• Direction: Omitting the pictures, copy exactly each line from the one containing "Write a Python" up to and including the one containing "start = dt.datetime(2003, 1, 19, 12)".

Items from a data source
================================

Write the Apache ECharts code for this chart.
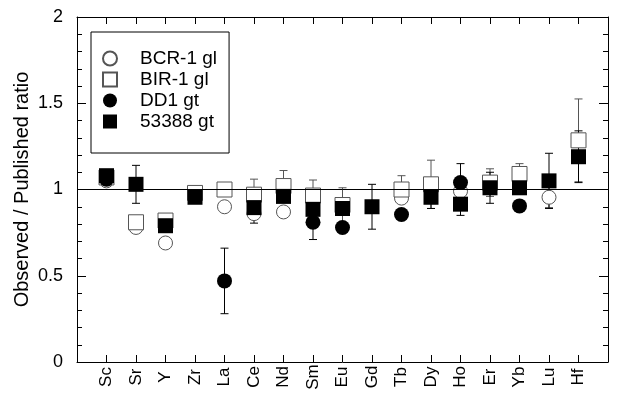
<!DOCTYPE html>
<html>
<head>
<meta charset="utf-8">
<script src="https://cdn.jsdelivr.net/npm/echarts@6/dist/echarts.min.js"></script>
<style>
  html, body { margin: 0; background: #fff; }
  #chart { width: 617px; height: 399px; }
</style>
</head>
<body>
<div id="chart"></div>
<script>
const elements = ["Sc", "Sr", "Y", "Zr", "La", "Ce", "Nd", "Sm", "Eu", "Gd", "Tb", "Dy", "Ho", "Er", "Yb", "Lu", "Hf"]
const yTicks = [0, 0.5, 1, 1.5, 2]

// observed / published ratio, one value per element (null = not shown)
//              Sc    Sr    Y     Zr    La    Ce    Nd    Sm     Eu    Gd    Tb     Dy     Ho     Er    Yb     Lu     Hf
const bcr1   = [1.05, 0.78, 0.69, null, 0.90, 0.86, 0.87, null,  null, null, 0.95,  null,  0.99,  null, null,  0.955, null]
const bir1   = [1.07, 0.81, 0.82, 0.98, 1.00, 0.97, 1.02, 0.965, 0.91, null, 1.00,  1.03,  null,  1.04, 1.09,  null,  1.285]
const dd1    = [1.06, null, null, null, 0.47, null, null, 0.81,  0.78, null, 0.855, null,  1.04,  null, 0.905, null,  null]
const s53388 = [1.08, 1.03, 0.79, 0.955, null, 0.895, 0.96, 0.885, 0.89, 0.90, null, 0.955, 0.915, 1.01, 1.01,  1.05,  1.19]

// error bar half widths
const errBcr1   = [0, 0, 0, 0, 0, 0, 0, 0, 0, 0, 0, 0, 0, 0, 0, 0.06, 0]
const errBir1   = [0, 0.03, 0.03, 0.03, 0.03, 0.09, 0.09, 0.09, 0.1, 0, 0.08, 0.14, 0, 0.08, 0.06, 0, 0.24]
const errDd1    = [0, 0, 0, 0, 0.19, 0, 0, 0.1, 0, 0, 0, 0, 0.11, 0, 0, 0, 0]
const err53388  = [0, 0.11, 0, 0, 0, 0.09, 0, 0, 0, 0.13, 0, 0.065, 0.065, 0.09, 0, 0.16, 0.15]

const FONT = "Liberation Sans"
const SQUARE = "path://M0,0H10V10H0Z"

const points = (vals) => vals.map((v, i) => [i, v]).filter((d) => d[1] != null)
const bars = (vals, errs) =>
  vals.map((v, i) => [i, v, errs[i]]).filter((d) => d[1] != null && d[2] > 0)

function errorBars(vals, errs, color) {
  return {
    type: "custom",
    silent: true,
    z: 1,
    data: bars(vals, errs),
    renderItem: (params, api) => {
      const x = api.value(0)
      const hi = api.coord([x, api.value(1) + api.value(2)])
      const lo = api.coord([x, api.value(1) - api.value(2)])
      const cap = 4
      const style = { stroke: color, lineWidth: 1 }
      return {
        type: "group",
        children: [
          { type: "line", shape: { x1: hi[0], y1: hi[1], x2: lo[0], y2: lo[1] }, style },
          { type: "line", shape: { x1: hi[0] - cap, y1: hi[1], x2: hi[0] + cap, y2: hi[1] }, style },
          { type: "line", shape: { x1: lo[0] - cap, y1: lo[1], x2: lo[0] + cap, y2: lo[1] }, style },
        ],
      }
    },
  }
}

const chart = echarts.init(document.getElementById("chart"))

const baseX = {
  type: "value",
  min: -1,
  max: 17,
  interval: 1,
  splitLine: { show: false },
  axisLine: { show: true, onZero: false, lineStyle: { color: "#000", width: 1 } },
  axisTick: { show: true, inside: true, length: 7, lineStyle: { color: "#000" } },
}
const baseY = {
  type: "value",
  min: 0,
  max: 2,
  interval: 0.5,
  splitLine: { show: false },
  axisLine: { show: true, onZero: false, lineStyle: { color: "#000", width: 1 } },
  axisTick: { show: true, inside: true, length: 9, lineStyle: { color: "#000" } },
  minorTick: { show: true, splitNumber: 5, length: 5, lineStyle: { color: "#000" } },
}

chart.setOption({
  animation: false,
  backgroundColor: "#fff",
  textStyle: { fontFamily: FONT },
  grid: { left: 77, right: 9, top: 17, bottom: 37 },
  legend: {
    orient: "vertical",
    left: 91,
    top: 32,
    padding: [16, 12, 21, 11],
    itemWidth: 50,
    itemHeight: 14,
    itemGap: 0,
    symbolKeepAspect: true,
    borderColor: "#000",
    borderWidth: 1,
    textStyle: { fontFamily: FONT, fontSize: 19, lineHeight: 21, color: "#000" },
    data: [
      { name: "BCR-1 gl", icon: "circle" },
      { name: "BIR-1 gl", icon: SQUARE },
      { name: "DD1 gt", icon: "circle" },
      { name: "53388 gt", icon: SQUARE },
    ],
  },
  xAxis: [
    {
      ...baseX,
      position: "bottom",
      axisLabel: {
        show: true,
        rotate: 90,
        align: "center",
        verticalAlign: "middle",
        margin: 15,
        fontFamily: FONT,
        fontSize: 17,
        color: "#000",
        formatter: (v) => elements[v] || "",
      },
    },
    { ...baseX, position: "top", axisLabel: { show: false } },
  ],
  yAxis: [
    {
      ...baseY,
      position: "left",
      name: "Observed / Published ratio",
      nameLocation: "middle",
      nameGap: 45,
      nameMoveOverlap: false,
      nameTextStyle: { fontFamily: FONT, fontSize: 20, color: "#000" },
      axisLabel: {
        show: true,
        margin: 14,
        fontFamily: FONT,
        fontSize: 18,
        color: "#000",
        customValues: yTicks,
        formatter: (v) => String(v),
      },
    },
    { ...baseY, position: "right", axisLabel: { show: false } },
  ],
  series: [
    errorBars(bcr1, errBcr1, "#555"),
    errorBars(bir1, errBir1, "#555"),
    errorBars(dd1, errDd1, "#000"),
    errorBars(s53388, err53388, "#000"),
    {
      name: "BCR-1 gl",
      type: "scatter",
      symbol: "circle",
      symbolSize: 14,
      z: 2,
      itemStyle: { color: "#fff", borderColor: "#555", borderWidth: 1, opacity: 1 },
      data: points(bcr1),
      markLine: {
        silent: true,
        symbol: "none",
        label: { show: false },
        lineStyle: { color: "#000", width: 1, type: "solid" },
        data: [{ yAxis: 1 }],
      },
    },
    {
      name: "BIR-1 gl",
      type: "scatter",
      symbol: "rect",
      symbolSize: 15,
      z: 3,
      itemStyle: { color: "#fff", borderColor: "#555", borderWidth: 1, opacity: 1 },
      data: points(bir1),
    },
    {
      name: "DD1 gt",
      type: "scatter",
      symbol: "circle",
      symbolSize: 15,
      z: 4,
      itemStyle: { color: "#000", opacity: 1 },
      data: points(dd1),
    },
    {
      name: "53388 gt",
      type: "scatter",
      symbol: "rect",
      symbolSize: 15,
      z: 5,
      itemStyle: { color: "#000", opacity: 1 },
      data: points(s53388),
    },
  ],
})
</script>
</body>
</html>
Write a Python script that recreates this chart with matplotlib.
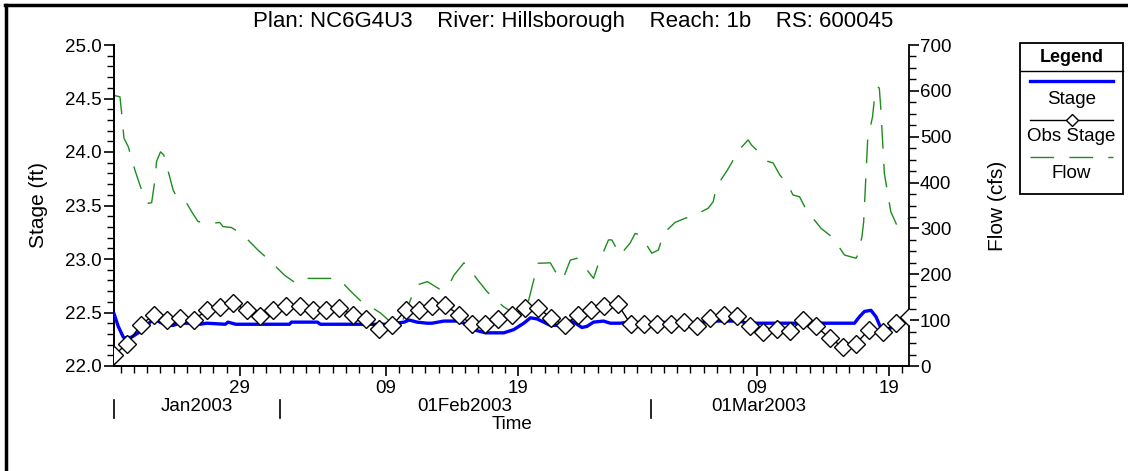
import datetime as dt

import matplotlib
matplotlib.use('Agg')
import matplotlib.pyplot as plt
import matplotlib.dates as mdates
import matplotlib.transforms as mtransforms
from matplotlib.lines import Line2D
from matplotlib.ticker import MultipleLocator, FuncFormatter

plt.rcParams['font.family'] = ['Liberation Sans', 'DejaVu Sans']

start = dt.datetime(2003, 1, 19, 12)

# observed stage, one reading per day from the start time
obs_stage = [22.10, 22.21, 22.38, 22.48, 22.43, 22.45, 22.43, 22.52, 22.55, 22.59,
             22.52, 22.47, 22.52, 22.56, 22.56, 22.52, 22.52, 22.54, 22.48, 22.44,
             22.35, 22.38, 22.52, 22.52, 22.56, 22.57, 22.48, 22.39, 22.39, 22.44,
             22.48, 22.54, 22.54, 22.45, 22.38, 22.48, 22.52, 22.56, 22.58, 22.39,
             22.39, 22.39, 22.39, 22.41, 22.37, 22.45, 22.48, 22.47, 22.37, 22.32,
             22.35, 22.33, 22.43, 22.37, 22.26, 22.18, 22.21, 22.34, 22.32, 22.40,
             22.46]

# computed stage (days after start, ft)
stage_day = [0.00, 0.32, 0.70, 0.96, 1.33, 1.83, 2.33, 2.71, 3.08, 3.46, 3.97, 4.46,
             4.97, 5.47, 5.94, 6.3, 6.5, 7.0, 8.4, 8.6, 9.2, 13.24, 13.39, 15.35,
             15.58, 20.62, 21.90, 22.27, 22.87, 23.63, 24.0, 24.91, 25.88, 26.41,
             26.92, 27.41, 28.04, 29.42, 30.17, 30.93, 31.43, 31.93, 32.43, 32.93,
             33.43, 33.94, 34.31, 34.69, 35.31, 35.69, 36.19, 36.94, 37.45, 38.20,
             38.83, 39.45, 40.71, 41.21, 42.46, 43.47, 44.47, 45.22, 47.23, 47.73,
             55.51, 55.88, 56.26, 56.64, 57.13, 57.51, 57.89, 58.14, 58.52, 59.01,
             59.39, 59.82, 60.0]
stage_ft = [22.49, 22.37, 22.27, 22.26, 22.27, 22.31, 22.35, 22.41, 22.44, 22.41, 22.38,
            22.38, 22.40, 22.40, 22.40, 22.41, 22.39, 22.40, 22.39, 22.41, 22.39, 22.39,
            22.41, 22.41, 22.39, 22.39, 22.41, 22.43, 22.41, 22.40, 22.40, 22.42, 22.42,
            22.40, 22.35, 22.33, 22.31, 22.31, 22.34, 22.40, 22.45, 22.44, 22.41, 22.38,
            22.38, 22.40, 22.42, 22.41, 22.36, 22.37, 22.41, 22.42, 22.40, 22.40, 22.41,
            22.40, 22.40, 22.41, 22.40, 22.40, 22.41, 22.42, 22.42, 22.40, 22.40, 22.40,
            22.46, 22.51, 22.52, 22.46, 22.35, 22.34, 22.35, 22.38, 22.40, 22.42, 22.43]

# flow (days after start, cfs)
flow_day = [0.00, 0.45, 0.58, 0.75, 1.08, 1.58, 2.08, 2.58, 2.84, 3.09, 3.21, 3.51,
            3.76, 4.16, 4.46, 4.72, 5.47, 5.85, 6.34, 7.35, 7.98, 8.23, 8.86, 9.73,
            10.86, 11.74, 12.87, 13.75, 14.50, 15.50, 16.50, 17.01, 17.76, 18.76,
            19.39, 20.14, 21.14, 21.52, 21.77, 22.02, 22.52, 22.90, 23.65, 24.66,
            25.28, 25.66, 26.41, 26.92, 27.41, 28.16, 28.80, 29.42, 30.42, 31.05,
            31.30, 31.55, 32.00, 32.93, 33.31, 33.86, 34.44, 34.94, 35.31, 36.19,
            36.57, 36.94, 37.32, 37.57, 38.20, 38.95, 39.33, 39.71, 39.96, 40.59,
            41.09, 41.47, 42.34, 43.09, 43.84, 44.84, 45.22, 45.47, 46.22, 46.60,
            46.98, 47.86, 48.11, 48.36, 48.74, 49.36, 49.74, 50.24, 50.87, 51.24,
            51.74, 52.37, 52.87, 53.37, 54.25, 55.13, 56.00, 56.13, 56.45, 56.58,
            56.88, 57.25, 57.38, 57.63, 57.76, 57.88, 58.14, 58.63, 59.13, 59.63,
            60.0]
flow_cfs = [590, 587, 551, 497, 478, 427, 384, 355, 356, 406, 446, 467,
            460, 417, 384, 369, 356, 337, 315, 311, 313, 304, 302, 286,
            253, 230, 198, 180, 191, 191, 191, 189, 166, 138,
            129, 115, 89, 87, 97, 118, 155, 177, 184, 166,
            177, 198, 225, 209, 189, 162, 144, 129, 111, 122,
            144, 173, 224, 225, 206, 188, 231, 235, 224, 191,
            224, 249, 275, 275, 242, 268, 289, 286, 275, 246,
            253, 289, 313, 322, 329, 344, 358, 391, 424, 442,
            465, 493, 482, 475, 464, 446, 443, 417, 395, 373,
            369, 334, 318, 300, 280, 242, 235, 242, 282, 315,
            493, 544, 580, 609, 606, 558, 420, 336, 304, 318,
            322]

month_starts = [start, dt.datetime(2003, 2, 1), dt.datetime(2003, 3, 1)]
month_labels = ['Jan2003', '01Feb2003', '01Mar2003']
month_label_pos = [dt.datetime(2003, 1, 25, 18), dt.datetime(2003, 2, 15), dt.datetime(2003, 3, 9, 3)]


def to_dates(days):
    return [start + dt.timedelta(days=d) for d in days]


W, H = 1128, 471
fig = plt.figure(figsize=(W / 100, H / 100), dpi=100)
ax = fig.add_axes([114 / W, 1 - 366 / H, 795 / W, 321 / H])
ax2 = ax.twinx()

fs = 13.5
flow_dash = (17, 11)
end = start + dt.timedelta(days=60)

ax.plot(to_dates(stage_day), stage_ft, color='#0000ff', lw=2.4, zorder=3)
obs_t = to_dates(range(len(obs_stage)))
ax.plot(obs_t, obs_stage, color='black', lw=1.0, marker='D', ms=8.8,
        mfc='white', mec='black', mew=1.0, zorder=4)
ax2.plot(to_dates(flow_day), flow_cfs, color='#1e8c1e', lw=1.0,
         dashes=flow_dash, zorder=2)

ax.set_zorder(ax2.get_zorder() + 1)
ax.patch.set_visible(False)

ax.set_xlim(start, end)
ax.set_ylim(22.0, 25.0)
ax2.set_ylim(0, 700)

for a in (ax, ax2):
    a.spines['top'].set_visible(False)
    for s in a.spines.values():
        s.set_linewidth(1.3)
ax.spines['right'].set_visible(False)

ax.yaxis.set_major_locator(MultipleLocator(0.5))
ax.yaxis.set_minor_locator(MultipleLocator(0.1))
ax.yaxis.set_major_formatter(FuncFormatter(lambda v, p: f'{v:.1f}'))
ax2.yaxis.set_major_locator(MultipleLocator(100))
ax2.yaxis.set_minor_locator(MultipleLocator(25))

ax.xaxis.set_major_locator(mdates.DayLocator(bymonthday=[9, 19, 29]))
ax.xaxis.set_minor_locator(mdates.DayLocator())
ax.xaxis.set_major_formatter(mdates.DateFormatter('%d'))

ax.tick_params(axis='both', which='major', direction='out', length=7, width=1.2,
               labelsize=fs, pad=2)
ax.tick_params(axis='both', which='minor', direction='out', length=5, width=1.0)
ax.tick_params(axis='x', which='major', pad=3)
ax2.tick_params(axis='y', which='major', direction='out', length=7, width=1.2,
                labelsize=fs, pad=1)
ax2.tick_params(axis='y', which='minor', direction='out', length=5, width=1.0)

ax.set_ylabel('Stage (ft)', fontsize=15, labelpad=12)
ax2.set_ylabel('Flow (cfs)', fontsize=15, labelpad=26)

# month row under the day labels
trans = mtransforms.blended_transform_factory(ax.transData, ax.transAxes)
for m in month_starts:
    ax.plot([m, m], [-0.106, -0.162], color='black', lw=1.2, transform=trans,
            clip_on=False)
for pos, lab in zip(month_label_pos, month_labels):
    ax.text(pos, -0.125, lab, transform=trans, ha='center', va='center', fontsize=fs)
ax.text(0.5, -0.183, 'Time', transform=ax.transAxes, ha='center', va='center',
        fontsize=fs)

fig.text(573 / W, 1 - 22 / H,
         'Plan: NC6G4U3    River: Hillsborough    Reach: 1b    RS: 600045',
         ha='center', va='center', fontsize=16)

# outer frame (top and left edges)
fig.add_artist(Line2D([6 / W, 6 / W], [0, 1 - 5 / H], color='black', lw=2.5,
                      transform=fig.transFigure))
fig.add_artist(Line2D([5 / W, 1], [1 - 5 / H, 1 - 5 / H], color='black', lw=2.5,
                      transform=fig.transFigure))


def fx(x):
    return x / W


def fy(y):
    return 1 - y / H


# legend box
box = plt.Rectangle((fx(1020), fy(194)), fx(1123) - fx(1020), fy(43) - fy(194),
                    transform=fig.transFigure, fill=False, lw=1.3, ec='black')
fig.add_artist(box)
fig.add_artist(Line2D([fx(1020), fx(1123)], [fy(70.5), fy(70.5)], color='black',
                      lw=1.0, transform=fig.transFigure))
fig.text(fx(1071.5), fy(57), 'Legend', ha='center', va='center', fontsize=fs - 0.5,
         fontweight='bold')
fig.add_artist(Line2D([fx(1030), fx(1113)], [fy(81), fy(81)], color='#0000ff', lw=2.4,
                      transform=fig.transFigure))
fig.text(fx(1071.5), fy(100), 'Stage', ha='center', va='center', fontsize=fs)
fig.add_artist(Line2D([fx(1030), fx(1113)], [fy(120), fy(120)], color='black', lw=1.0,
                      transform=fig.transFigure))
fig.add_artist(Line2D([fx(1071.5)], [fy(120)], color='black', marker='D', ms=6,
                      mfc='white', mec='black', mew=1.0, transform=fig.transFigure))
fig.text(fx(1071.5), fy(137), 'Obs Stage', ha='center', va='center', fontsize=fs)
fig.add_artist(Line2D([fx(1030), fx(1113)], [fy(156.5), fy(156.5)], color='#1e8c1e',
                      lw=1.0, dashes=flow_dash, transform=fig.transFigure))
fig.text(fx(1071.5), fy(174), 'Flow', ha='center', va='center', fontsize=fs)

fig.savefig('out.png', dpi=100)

================================

• Completed task:
Write a Python script that recreates this chart with matplotlib.
import datetime as dt

import matplotlib
matplotlib.use('Agg')
import matplotlib.pyplot as plt
import matplotlib.dates as mdates
import matplotlib.transforms as mtransforms
from matplotlib.lines import Line2D
from matplotlib.ticker import MultipleLocator, FuncFormatter

plt.rcParams['font.family'] = ['Liberation Sans', 'DejaVu Sans']

start = dt.datetime(2003, 1, 19, 12)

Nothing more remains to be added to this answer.